TUESDAY, Feb. 14 (HealthDay News) -- Intracoronary infusion of cardiosphere-derived cells (CDCs) after myocardial infarction (MI) is safe and improves cardiac function, according to a phase 1 study published online Feb. 14 in The Lancet.

Raj R. Makkar, M.D., from the Cedars-Sinai Heart Institute in Los Angeles, and colleagues assessed the safety of CDC in patients with left ventricular dysfunction after MI. Twenty-five patients, two to four weeks after MI, were enrolled and allocated to receive CDCs (17 patients) or standard care (eight patients) and were included in a per-protocol analysis. For patients in the CDC group, autologous cells grown from endomyocardial biopsy specimens yielded prescribed cell doses within 36 days and were infused into the infarct-related artery 1.5 to three months following MI.

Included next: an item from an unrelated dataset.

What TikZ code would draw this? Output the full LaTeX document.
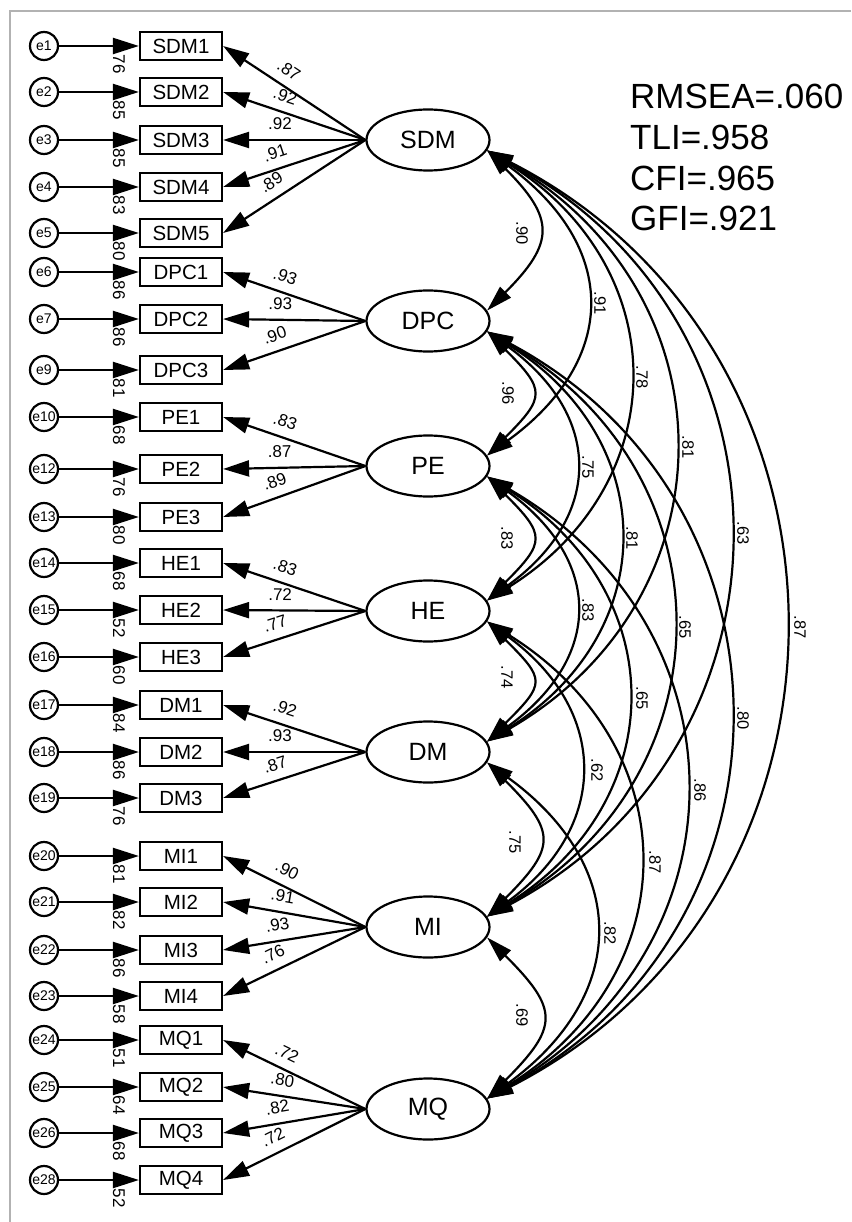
\documentclass[tikz,border=0pt]{standalone}
\usepackage{fontspec}
\setmainfont{Liberation Sans}
\usetikzlibrary{positioning,arrows.meta,shapes.geometric}

\begin{document}
\begin{tikzpicture}[x=1pt,y=-1pt,every node/.style={inner sep=0pt},
  obs/.style={draw,line width=2.2pt,minimum width=82pt,minimum height=28pt,font=\fontsize{20.5}{24}\selectfont},
  lat/.style={draw,ellipse,line width=2.2pt,minimum width=123pt,minimum height=61pt,font=\fontsize{25}{29}\selectfont},
  err/.style={draw,circle,line width=2.2pt,minimum size=28pt,font=\fontsize{14}{16}\selectfont},
  ld/.style={line width=2.2pt,-{Triangle[length=26pt,width=16pt]}},
  cov/.style={line width=2.2pt,{Triangle[length=26pt,width=15pt]}-{Triangle[length=26pt,width=15pt]}},
  ldlbl/.style={font=\fontsize{17}{20}\selectfont},
  rlbl/.style={rotate=-90,anchor=west,font=\fontsize{17}{20}\selectfont},
  covlbl/.style={rotate=-90,font=\fontsize{16.5}{19}\selectfont},
  fitlbl/.style={anchor=base west,font=\fontsize{35}{40}\selectfont}]
\useasboundingbox (0,0) rectangle (851,1222);
\draw[gray!60,line width=1.5pt] (10,1222) -- (10,11) -- (851,11);

% latent factors
\node[lat] (SDM) at (428,140) {SDM};
\node[lat] (DPC) at (428,321) {DPC};
\node[lat] (PE) at (428,466) {PE};
\node[lat] (HE) at (428,611) {HE};
\node[lat] (DM) at (428,752) {DM};
\node[lat] (MI) at (428,927) {MI};
\node[lat] (MQ) at (428,1109) {MQ};

% fit indices
\node[fitlbl] (rmsea) at (630,109) {RMSEA=.060};
\node[fitlbl] (tli) at (630,149.7) {TLI=.958};
\node[fitlbl] (cfi) at (630,190.3) {CFI=.965};
\node[fitlbl] (gfi) at (630,231) {GFI=.921};

% items, errors and loadings
\foreach \nm/\yy/\ee/\rr/\lt/\ld in {SDM1/46/e1/.76/SDM/.87,SDM2/92/e2/.85/SDM/.92,
    SDM3/140/e3/.85/SDM/.92,SDM4/187/e4/.83/SDM/.91,SDM5/233/e5/.80/SDM/.89,
    DPC1/272/e6/.86/DPC/.93,DPC2/319/e7/.86/DPC/.93,DPC3/370/e9/.81/DPC/.90,
    PE1/417/e10/.68/PE/.83,PE2/469/e12/.76/PE/.87,PE3/517/e13/.80/PE/.89,
    HE1/563/e14/.68/HE/.83,HE2/610/e15/.52/HE/.72,HE3/657/e16/.60/HE/.77,
    DM1/705/e17/.84/DM/.92,DM2/752/e18/.86/DM/.93,DM3/798/e19/.76/DM/.87,
    MI1/856/e20/.81/MI/.90,MI2/902/e21/.82/MI/.91,MI3/950/e22/.86/MI/.93,MI4/996/e23/.58/MI/.76,
    MQ1/1040/e24/.51/MQ/.72,MQ2/1087/e25/.64/MQ/.80,MQ3/1133/e26/.68/MQ/.82,MQ4/1180/e28/.52/MQ/.72}{
  \node[obs] (\nm) at (181,\yy) {\nm};
  \node[err] (\ee) at (44,\yy) {\ee};
  \node[rlbl] (r\nm) at (119,{\yy+4}) {\rr};
  \draw[ld] (\ee) -- (\nm);
  \draw[ld] (\lt.west) -- (\nm.east) node[ldlbl,pos=0.6,sloped,above=9pt] (l\nm) {\ld};
}

% factor covariances
\foreach \pa/\pb/\xm/\ang/\cv/\lx/\ly in {SDM/DPC/537/45/.90/522/233,SDM/PE/585/36/.91/600/303,
    SDM/HE/627/32/.78/642/377,SDM/DM/672/30/.81/688/447,SDM/MI/727/28/.63/743/533,
    SDM/MQ/782/27/.87/800/627,DPC/PE/530/45/.96/508/393,DPC/HE/573/36/.75/588/467,
    DPC/DM/617/32/.81/632/538,DPC/MI/670/30/.65/685/627,DPC/MQ/727/28/.80/743/718,
    PE/HE/530/45/.83/507/538,PE/DM/573/36/.83/588/610,PE/MI/625/32/.65/642/698,
    PE/MQ/683/30/.86/700/790,HE/DM/530/45/.74/507/677,HE/MI/578/36/.62/597/770,
    HE/MQ/637/32/.87/655/862,DM/MI/538/45/.75/515/842,DM/MQ/593/36/.82/610/933,
    MI/MQ/540/45/.69/522/1015}{
  \pgfmathsetmacro\ca{(\xm-486)/0.75}
  \pgfmathsetmacro\cb{\ca*tan(\ang)}
  \draw[cov] (\pa.-10) .. controls +(\ca,\cb) and +(\ca,-\cb) .. (\pb.10);
  \node[covlbl] (c\pa\pb) at (\lx,\ly) {\cv};
}
\end{tikzpicture}
\end{document}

The investigators found that no complications were reported within 24 hours of CDC infusion. By six months, none of the patients had died, developed cardiac tumors, or had a major adverse cardiac event. Serious adverse events occurred in four patients in the CDC group compared with one in the control group (P = 1.00). At six months, magnetic resonance imaging analysis of patients treated with CDCs showed significant reductions in scar mass, increases in viable heart mass and regional contractility, and regional systolic wall thickening, compared with controls. There were no significant differences between the two groups at six months in end-diastolic volume, end-systolic volume, or left ventricular ejection fraction.

"We show intracoronary infusion of autologous CDCs after myocardial infarction is safe, warranting the expansion of such therapy to phase 2 study," the authors write.

Several authors disclosed financial ties to Capricor, which develops and commercializes cardiac stem cells.